As you progress in your career as a software engineer you gradually are tasked with solving larger and more complex problems. Eventually you are tasked with designing systems or modifications to systems that require multiple developers to work on and may take weeks or months to build. These problems, generally referred to as system design problems, are not the type that are taught in school. While you probably took many quarters or semesters diving into various algorithms, data structures, databases, operating systems, and discrete mathematics, its unlikely you ever had to take a graded test on how to build a robust multi-service system that would live for years and be modified by dozens of people.
System design does not have clear right and wrong answers. It’s an art. The design choices you make could be both right and wrong. Often it’s only years after you’ve made them that anyone will realize they were wrong.
Below are the principles I try to follow both when creating and reviewing designs.
Everything can fail
Networks. Disks. RAM. Databases. Other services. Whatever you are building will definitely fail.
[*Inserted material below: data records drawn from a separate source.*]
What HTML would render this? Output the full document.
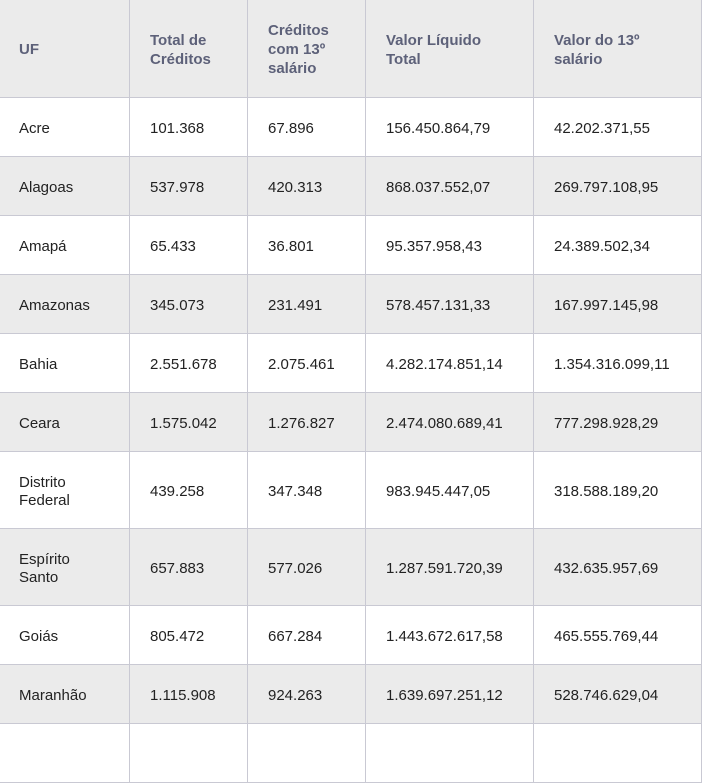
<!DOCTYPE html>
<html><head><meta charset="utf-8"><style>
body{margin:0;background:#fff;width:704px;height:726px;overflow:hidden;font-family:"Liberation Sans",sans-serif;}
table{border-collapse:collapse;table-layout:fixed;position:absolute;left:-1px;top:-1px;width:703px;}
td,th{border:1px solid #c9c9d3;padding:3px 0 0 20px;text-align:left;vertical-align:middle;font-size:15px;color:#222;line-height:18px;}
td:first-child,th:first-child{padding-left:19px;}
th{background:#ebebeb;color:#5d6179;font-weight:bold;font-size:15px;height:95px;line-height:19px;padding-top:2px;}
tr.g td{background:#ebebeb;}
tr td{height:55px;}
tr.t td{height:73px;}
</style></head><body>
<table>
<colgroup><col style="width:130px"><col style="width:118px"><col style="width:118px"><col style="width:168px"><col style="width:168px"></colgroup>
<tr><th>UF</th><th>Total de<br>Créditos</th><th>Créditos<br>com 13º<br>salário</th><th>Valor Líquido<br>Total</th><th>Valor do 13º<br>salário</th></tr>
<tr><td>Acre</td><td>101.368</td><td>67.896</td><td>156.450.864,79</td><td>42.202.371,55</td></tr>
<tr class="g"><td>Alagoas</td><td>537.978</td><td>420.313</td><td>868.037.552,07</td><td>269.797.108,95</td></tr>
<tr><td>Amapá</td><td>65.433</td><td>36.801</td><td>95.357.958,43</td><td>24.389.502,34</td></tr>
<tr class="g"><td>Amazonas</td><td>345.073</td><td>231.491</td><td>578.457.131,33</td><td>167.997.145,98</td></tr>
<tr><td>Bahia</td><td>2.551.678</td><td>2.075.461</td><td>4.282.174.851,14</td><td>1.354.316.099,11</td></tr>
<tr class="g"><td>Ceara</td><td>1.575.042</td><td>1.276.827</td><td>2.474.080.689,41</td><td>777.298.928,29</td></tr>
<tr class="t"><td>Distrito<br>Federal</td><td>439.258</td><td>347.348</td><td>983.945.447,05</td><td>318.588.189,20</td></tr>
<tr class="g t"><td>Espírito<br>Santo</td><td>657.883</td><td>577.026</td><td>1.287.591.720,39</td><td>432.635.957,69</td></tr>
<tr><td>Goiás</td><td>805.472</td><td>667.284</td><td>1.443.672.617,58</td><td>465.555.769,44</td></tr>
<tr class="g"><td>Maranhão</td><td>1.115.908</td><td>924.263</td><td>1.639.697.251,12</td><td>528.746.629,04</td></tr>
<tr><td>&nbsp;</td><td></td><td></td><td></td><td></td></tr>
</table>
</body></html>
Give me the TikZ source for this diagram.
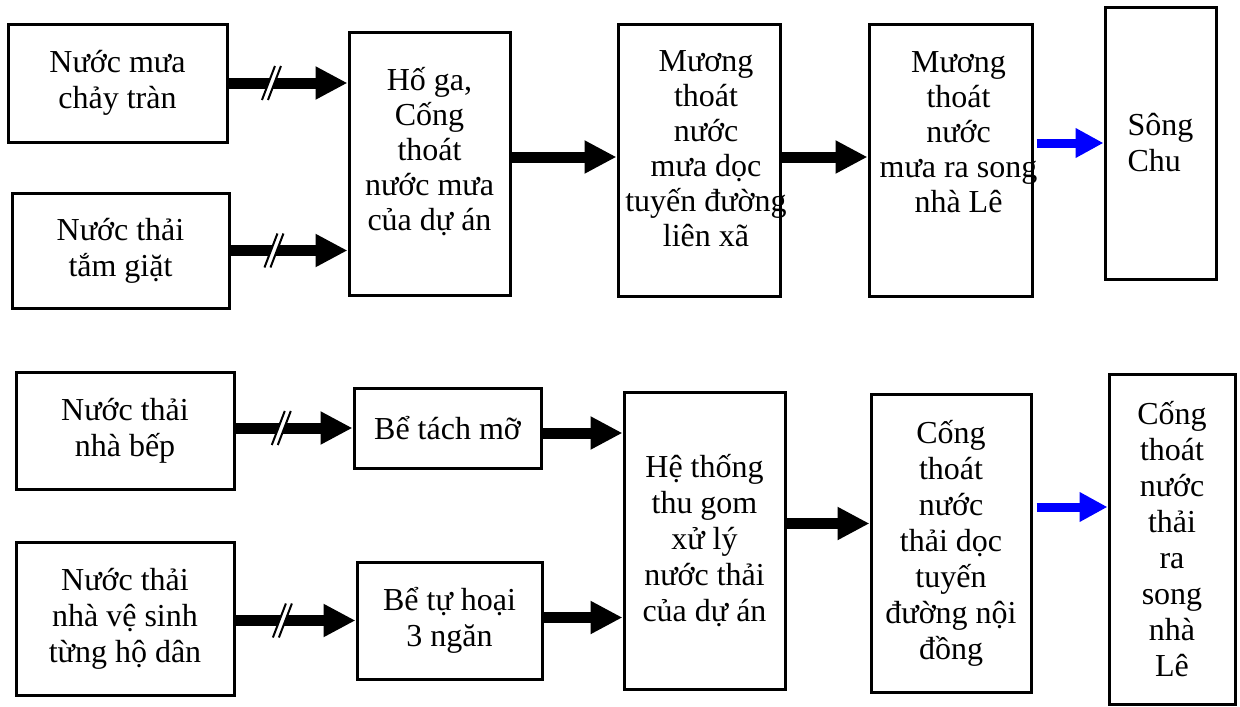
\documentclass[tikz,border=0pt]{standalone}
\usepackage{fontspec}
\setmainfont{Liberation Serif}
\usetikzlibrary{arrows.meta,calc}

\newcommand{\brk}[1]{%
  \fill[white] ($(#1)+(-7,17)$) -- ++(13,-34) -- ++(6,0) -- ++(-13,34) -- cycle;
  \draw[line width=2pt] ($(#1)+(-7,17)$) -- ++(13,-34);
  \draw[line width=2pt] ($(#1)+(-1,17)$) -- ++(13,-34);
}

\begin{document}
\begin{tikzpicture}[x=1pt,y=-1pt]

\tikzstyle{bx} = [rectangle, draw=black, line width=3pt, align=center, inner sep=0pt, font=\fontsize{32}{36}\selectfont]
\tikzstyle{lb} = [align=center, inner sep=0pt, font=\fontsize{32}{35}\selectfont]
\tikzstyle{ar} = [line width=11pt, -{Triangle[length=32pt,width=31pt]}]
\tikzstyle{bl} = [blue, line width=9pt, -{Triangle[length=28pt,width=28pt]}]

\useasboundingbox (0,0) rectangle (1240,707);

% top row
\node (rain) [bx, minimum width=219pt, minimum height=118pt] at (117.5,83) {Nước mưa\\chảy tràn};
\node (bath) [bx, minimum width=217pt, minimum height=115pt] at (120.5,250.5) {Nước thải\\tắm giặt};
\node (pit) [bx, minimum width=161pt, minimum height=263pt, label={[lb,yshift=12pt]center:{Hố ga,\\Cống\\thoát\\nước mưa\\của dự án}}] at (429.5,163.5) {};
\node (ditch) [bx, minimum width=162pt, minimum height=272pt, label={[lb,xshift=7pt,yshift=11pt]center:{Mương\\thoát\\nước\\mưa dọc\\tuyến đường\\liên xã}}] at (699,160) {};
\node (outlet) [bx, minimum width=163pt, minimum height=272pt, label={[lb,xshift=8pt,yshift=28pt]center:{Mương\\thoát\\nước\\mưa ra song\\nhà Lê}}] at (950.5,160) {};
\node (river) [bx, align=left, minimum width=111pt, minimum height=272pt] at (1160.5,143) {Sông\\Chu};

% bottom row
\node (kitchen) [bx, minimum width=218pt, minimum height=117pt] at (125,430.5) {Nước thải\\nhà bếp};
\node (grease) [bx, minimum width=187pt, minimum height=80pt] at (447.5,428) {Bể tách mỡ};
\node (toilet) [bx, minimum width=218pt, minimum height=153pt] at (125,618.5) {Nước thải\\nhà vệ sinh\\từng hộ dân};
\node (septic) [bx, minimum width=185pt, minimum height=117pt] at (449.5,620.5) {Bể tự hoại\\3 ngăn};
\node (collect) [bx, minimum width=161pt, minimum height=297pt] at (704.5,540.5) {Hệ thống\\thu gom\\xử lý\\nước thải\\của dự án};
\node (sewer) [bx, minimum width=160pt, minimum height=298pt] at (951,543) {Cống\\thoát\\nước\\thải dọc\\tuyến\\đường nội\\đồng};
\node (drain) [bx, minimum width=126pt, minimum height=330pt] at (1172,539) {Cống\\thoát\\nước\\thải\\ra\\song\\nhà\\Lê};

% arrows
\draw[ar] (rain.east) -- coordinate[pos=.34] (b1) (rain.east -| pit.west);
\draw[ar] (bath.east) -- coordinate[pos=.35] (b2) (bath.east -| pit.west);
\draw[ar] ([yshift=3pt]pit.east |- ditch.west) -- ([yshift=3pt]ditch.west);
\draw[ar] ([yshift=3pt]ditch.east) -- ([yshift=3pt]outlet.west);
\draw[bl] ([xshift=3pt]outlet.east |- river.west) -- (river.west);

\draw[ar] (kitchen.east |- grease.west) -- coordinate[pos=.37] (b3) (grease.west);
\draw[ar] ([yshift=-5pt]grease.east) -- ([yshift=-5pt]grease.east -| collect.west);
\draw[ar] (toilet.east |- septic.west) -- coordinate[pos=.37] (b4) (septic.west);
\draw[ar] ([yshift=3pt]septic.east) -- ([yshift=3pt]septic.east -| collect.west);
\draw[ar] ([yshift=17pt]collect.east) -- ([yshift=17pt]collect.east -| sewer.west);
\draw[bl] ([xshift=4pt,yshift=36pt]sewer.east) -- ([yshift=36pt]sewer.east -| drain.west);

\brk{b1}
\brk{b2}
\brk{b3}
\brk{b4}

\end{tikzpicture}
\end{document}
You’ll deploy a bug to production. You’ll corrupt data. You will definitely do something that will negatively impact a customer. How you prepare to deal with these failures is what matters. Code should be resilient. Monitoring on all the key failure points is a baseline requirement.
How will I know that something is failing?
What am I going to do when it does?
Know how to test it before you build it
I’m a big believer in knowing what done looks like before you start. To me, every engineering effort should always begin with a test. If you don’t know how to test that something does what you think it should, you will never know when you are done. The act of thinking through how to test your system is also a forcing function. It forces you to face the complexity of your system early. If it is difficult to test, it is probably difficult to understand.
Your design is likely wrong in some way, but you don’t know it. Give yourself as much opportunity to defer decisions as you can. Algorithm details should be decoupled from interfaces so that one can change without impacting the other. Implementation details should not impact the overall design.
By deferring decisions on implementation details, you can focus first on building out a system that logically works. Concerns like data persistence and performance are secondary. That way you can solve these problems without worrying about breaking intended behavior.
Plan for 10X scale
It’s tempting to want to build something that can scale infinitely. The reality is that you won’t anticipate all possible bottlenecks. You will also need to make compromises to get something built sooner rather than later. Plan on a solution that can scale only to 10X what you expect. Expect that by the time you reach that 10X scale it will be time to start making changes.
Components that change together should live together
This is a principle that applies both at the code implementation and service levels. As you break out domains into independent micro-services it can become difficult to know what should go where. Knowing what parts will need to change at the same time can guide you on how to group components into services.
Every service should have a clear, documented purpose
Every time you build a new service you should write down the exact purpose of that service. The purpose should be as simple and succinct as possible. This serves multiple purposes. First, it forces you to articulate why you are making the decisions you are making. Second, it informs future engineers who will look to modify what you are building. With a clear purpose to each service it will help future engineers know whether they should modify an existing service to meet their needs or if they should create a new service.